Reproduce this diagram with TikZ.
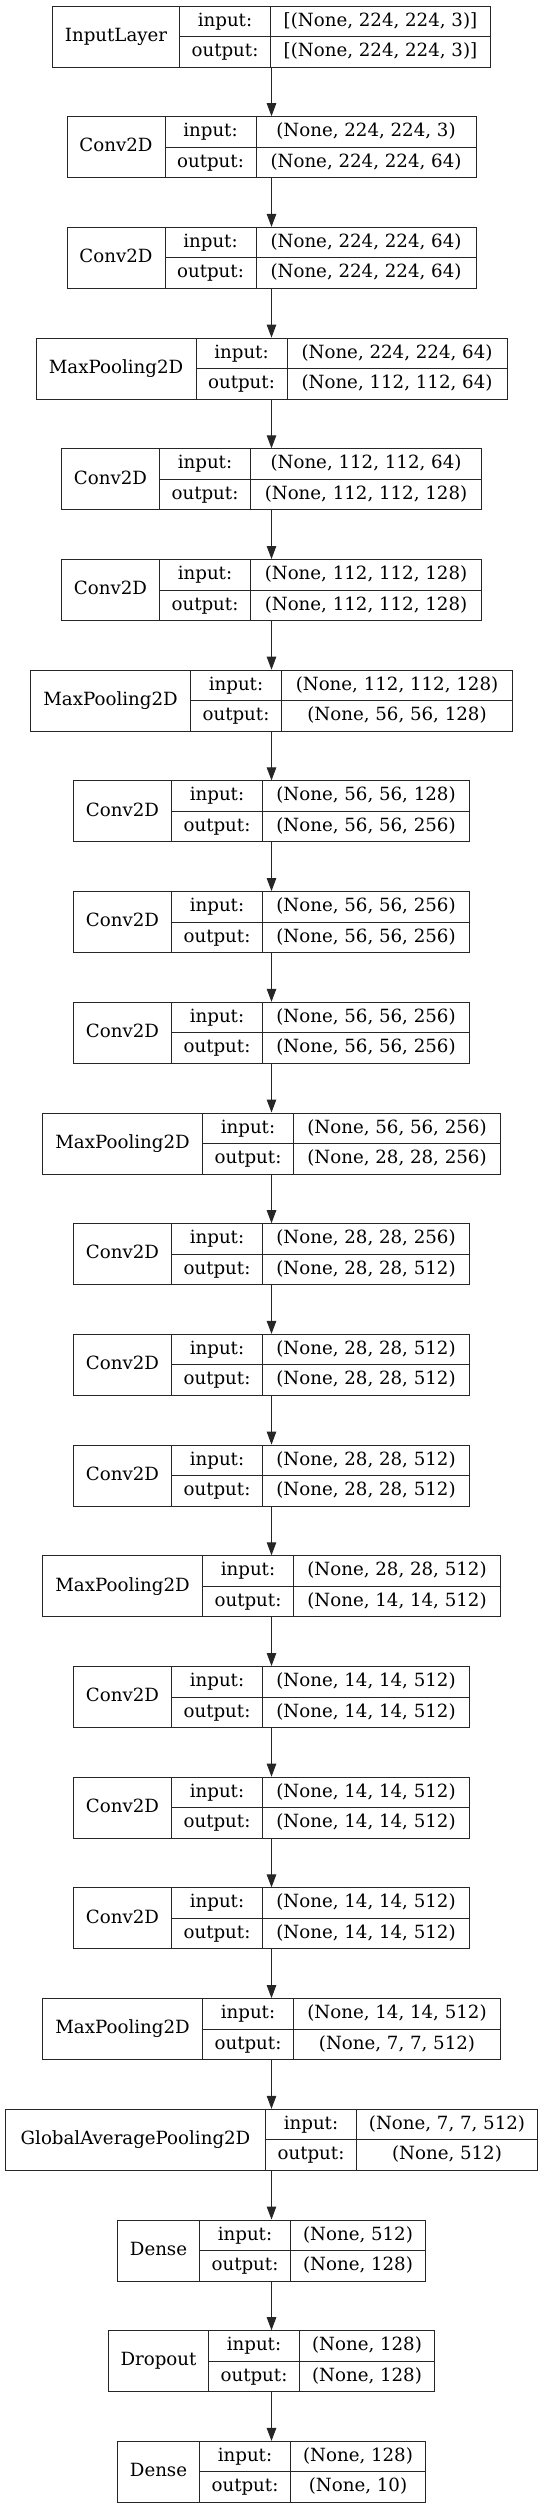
\documentclass[tikz,border=0pt]{standalone}
\usepackage{fontspec}
\usetikzlibrary{arrows.meta}
\newfontfamily\lyrfont{DejaVu Serif}
\tikzset{
  lbox/.style={draw=black!85, line width=1pt, inner sep=0pt, rectangle},
  cellline/.style={draw=black!85, line width=1pt},
  txt/.style={font={\lyrfont\fontsize{18.2}{22}\selectfont}, inner sep=0pt, text height=13.5pt, text depth=4pt},
  arr/.style={draw=black!85, line width=1pt, -{Triangle[length=13pt,width=9.5pt]}}
}
\newcommand{\layerbox}[9]{%
  \pgfmathsetmacro{\yt}{-(6+110.7*#2)}%
  \pgfmathsetmacro{\yb}{\yt-61}%
  \pgfmathsetmacro{\ym}{\yt-30.5}%
  \pgfmathsetmacro{\bw}{#6-#3}%
  \node[lbox, minimum width=\bw pt, minimum height=61pt] (#1) at ({(#3+#6)/2},\ym) {};
  \draw[cellline] (#4,\yt) -- (#4,\yb);
  \draw[cellline] (#5,\yt) -- (#5,\yb);
  \draw[cellline] (#4,\ym) -- (#6,\ym);
  \node[txt] (#1-lab) at ({(#3+#4)/2},\ym) {#7};
  \node[txt] (#1-il) at ({(#4+#5)/2},\yt-15.25) {input:};
  \node[txt] (#1-ol) at ({(#4+#5)/2},\yb+15.25) {output:};
  \node[txt] (#1-iv) at ({(#5+#6)/2},\yt-15.25) {#8};
  \node[txt] (#1-ov) at ({(#5+#6)/2},\yb+15.25) {#9};
}
\begin{document}
\begin{tikzpicture}[x=1pt,y=1pt]
\useasboundingbox (0,0) rectangle (543,-2508);
\layerbox{b0}{0}{52.5}{179.5}{270.5}{490.5}{InputLayer}{[(None, 224, 224, 3)]}{[(None, 224, 224, 3)]}
\layerbox{b1}{1}{67}{165}{256}{476}{Conv2D}{(None, 224, 224, 3)}{(None, 224, 224, 64)}
\layerbox{b2}{2}{67}{165}{256}{476}{Conv2D}{(None, 224, 224, 64)}{(None, 224, 224, 64)}
\layerbox{b3}{3}{36}{196}{287}{507}{MaxPooling2D}{(None, 224, 224, 64)}{(None, 112, 112, 64)}
\layerbox{b4}{4}{61.5}{159.5}{250.5}{481.5}{Conv2D}{(None, 112, 112, 64)}{(None, 112, 112, 128)}
\layerbox{b5}{5}{61.5}{159.5}{250.5}{481.5}{Conv2D}{(None, 112, 112, 128)}{(None, 112, 112, 128)}
\layerbox{b6}{6}{30.5}{190.5}{281.5}{512.5}{MaxPooling2D}{(None, 112, 112, 128)}{(None, 56, 56, 128)}
\layerbox{b7}{7}{73.5}{171.5}{262.5}{469.5}{Conv2D}{(None, 56, 56, 128)}{(None, 56, 56, 256)}
\layerbox{b8}{8}{73.5}{171.5}{262.5}{469.5}{Conv2D}{(None, 56, 56, 256)}{(None, 56, 56, 256)}
\layerbox{b9}{9}{73.5}{171.5}{262.5}{469.5}{Conv2D}{(None, 56, 56, 256)}{(None, 56, 56, 256)}
\layerbox{b10}{10}{42.5}{202.5}{293.5}{500.5}{MaxPooling2D}{(None, 56, 56, 256)}{(None, 28, 28, 256)}
\layerbox{b11}{11}{73.5}{171.5}{262.5}{469.5}{Conv2D}{(None, 28, 28, 256)}{(None, 28, 28, 512)}
\layerbox{b12}{12}{73.5}{171.5}{262.5}{469.5}{Conv2D}{(None, 28, 28, 512)}{(None, 28, 28, 512)}
\layerbox{b13}{13}{73.5}{171.5}{262.5}{469.5}{Conv2D}{(None, 28, 28, 512)}{(None, 28, 28, 512)}
\layerbox{b14}{14}{42.5}{202.5}{293.5}{500.5}{MaxPooling2D}{(None, 28, 28, 512)}{(None, 14, 14, 512)}
\layerbox{b15}{15}{73.5}{171.5}{262.5}{469.5}{Conv2D}{(None, 14, 14, 512)}{(None, 14, 14, 512)}
\layerbox{b16}{16}{73.5}{171.5}{262.5}{469.5}{Conv2D}{(None, 14, 14, 512)}{(None, 14, 14, 512)}
\layerbox{b17}{17}{73.5}{171.5}{262.5}{469.5}{Conv2D}{(None, 14, 14, 512)}{(None, 14, 14, 512)}
\layerbox{b18}{18}{42.5}{202.5}{293.5}{500.5}{MaxPooling2D}{(None, 14, 14, 512)}{(None, 7, 7, 512)}
\layerbox{b19}{19}{5.5}{265.5}{356.5}{537.5}{GlobalAveragePooling2D}{(None, 7, 7, 512)}{(None, 512)}
\layerbox{b20}{20}{117.5}{199.5}{290.5}{425.5}{Dense}{(None, 512)}{(None, 128)}
\layerbox{b21}{21}{108.5}{208.5}{299.5}{434.5}{Dropout}{(None, 128)}{(None, 128)}
\layerbox{b22}{22}{117.5}{199.5}{290.5}{425.5}{Dense}{(None, 128)}{(None, 10)}
\foreach \i in {0,...,21}{
  \pgfmathtruncatemacro{\j}{\i+1}
  \draw[arr] (b\i.south) -- (b\j.north);
}
\end{tikzpicture}
\end{document}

────

Copy all the data exactly as written, but skip any picture.

Reproduce this diagram with TikZ.
\documentclass[tikz,border=0pt]{standalone}
\usepackage{fontspec}
\usetikzlibrary{arrows.meta}
\newfontfamily\lyrfont{DejaVu Serif}
\tikzset{
  lbox/.style={draw=black!85, line width=1pt, inner sep=0pt, rectangle},
  cellline/.style={draw=black!85, line width=1pt},
  txt/.style={font={\lyrfont\fontsize{18.2}{22}\selectfont}, inner sep=0pt, text height=13.5pt, text depth=4pt},
  arr/.style={draw=black!85, line width=1pt, -{Triangle[length=13pt,width=9.5pt]}}
}
\newcommand{\layerbox}[9]{%
  \pgfmathsetmacro{\yt}{-(6+110.7*#2)}%
  \pgfmathsetmacro{\yb}{\yt-61}%
  \pgfmathsetmacro{\ym}{\yt-30.5}%
  \pgfmathsetmacro{\bw}{#6-#3}%
  \node[lbox, minimum width=\bw pt, minimum height=61pt] (#1) at ({(#3+#6)/2},\ym) {};
  \draw[cellline] (#4,\yt) -- (#4,\yb);
  \draw[cellline] (#5,\yt) -- (#5,\yb);
  \draw[cellline] (#4,\ym) -- (#6,\ym);
  \node[txt] (#1-lab) at ({(#3+#4)/2},\ym) {#7};
  \node[txt] (#1-il) at ({(#4+#5)/2},\yt-15.25) {input:};
  \node[txt] (#1-ol) at ({(#4+#5)/2},\yb+15.25) {output:};
  \node[txt] (#1-iv) at ({(#5+#6)/2},\yt-15.25) {#8};
  \node[txt] (#1-ov) at ({(#5+#6)/2},\yb+15.25) {#9};
}
\begin{document}
\begin{tikzpicture}[x=1pt,y=1pt]
\useasboundingbox (0,0) rectangle (543,-2508);
\layerbox{b0}{0}{52.5}{179.5}{270.5}{490.5}{InputLayer}{[(None, 224, 224, 3)]}{[(None, 224, 224, 3)]}
\layerbox{b1}{1}{67}{165}{256}{476}{Conv2D}{(None, 224, 224, 3)}{(None, 224, 224, 64)}
\layerbox{b2}{2}{67}{165}{256}{476}{Conv2D}{(None, 224, 224, 64)}{(None, 224, 224, 64)}
\layerbox{b3}{3}{36}{196}{287}{507}{MaxPooling2D}{(None, 224, 224, 64)}{(None, 112, 112, 64)}
\layerbox{b4}{4}{61.5}{159.5}{250.5}{481.5}{Conv2D}{(None, 112, 112, 64)}{(None, 112, 112, 128)}
\layerbox{b5}{5}{61.5}{159.5}{250.5}{481.5}{Conv2D}{(None, 112, 112, 128)}{(None, 112, 112, 128)}
\layerbox{b6}{6}{30.5}{190.5}{281.5}{512.5}{MaxPooling2D}{(None, 112, 112, 128)}{(None, 56, 56, 128)}
\layerbox{b7}{7}{73.5}{171.5}{262.5}{469.5}{Conv2D}{(None, 56, 56, 128)}{(None, 56, 56, 256)}
\layerbox{b8}{8}{73.5}{171.5}{262.5}{469.5}{Conv2D}{(None, 56, 56, 256)}{(None, 56, 56, 256)}
\layerbox{b9}{9}{73.5}{171.5}{262.5}{469.5}{Conv2D}{(None, 56, 56, 256)}{(None, 56, 56, 256)}
\layerbox{b10}{10}{42.5}{202.5}{293.5}{500.5}{MaxPooling2D}{(None, 56, 56, 256)}{(None, 28, 28, 256)}
\layerbox{b11}{11}{73.5}{171.5}{262.5}{469.5}{Conv2D}{(None, 28, 28, 256)}{(None, 28, 28, 512)}
\layerbox{b12}{12}{73.5}{171.5}{262.5}{469.5}{Conv2D}{(None, 28, 28, 512)}{(None, 28, 28, 512)}
\layerbox{b13}{13}{73.5}{171.5}{262.5}{469.5}{Conv2D}{(None, 28, 28, 512)}{(None, 28, 28, 512)}
\layerbox{b14}{14}{42.5}{202.5}{293.5}{500.5}{MaxPooling2D}{(None, 28, 28, 512)}{(None, 14, 14, 512)}
\layerbox{b15}{15}{73.5}{171.5}{262.5}{469.5}{Conv2D}{(None, 14, 14, 512)}{(None, 14, 14, 512)}
\layerbox{b16}{16}{73.5}{171.5}{262.5}{469.5}{Conv2D}{(None, 14, 14, 512)}{(None, 14, 14, 512)}
\layerbox{b17}{17}{73.5}{171.5}{262.5}{469.5}{Conv2D}{(None, 14, 14, 512)}{(None, 14, 14, 512)}
\layerbox{b18}{18}{42.5}{202.5}{293.5}{500.5}{MaxPooling2D}{(None, 14, 14, 512)}{(None, 7, 7, 512)}
\layerbox{b19}{19}{5.5}{265.5}{356.5}{537.5}{GlobalAveragePooling2D}{(None, 7, 7, 512)}{(None, 512)}
\layerbox{b20}{20}{117.5}{199.5}{290.5}{425.5}{Dense}{(None, 512)}{(None, 128)}
\layerbox{b21}{21}{108.5}{208.5}{299.5}{434.5}{Dropout}{(None, 128)}{(None, 128)}
\layerbox{b22}{22}{117.5}{199.5}{290.5}{425.5}{Dense}{(None, 128)}{(None, 10)}
\foreach \i in {0,...,21}{
  \pgfmathtruncatemacro{\j}{\i+1}
  \draw[arr] (b\i.south) -- (b\j.north);
}
\end{tikzpicture}
\end{document}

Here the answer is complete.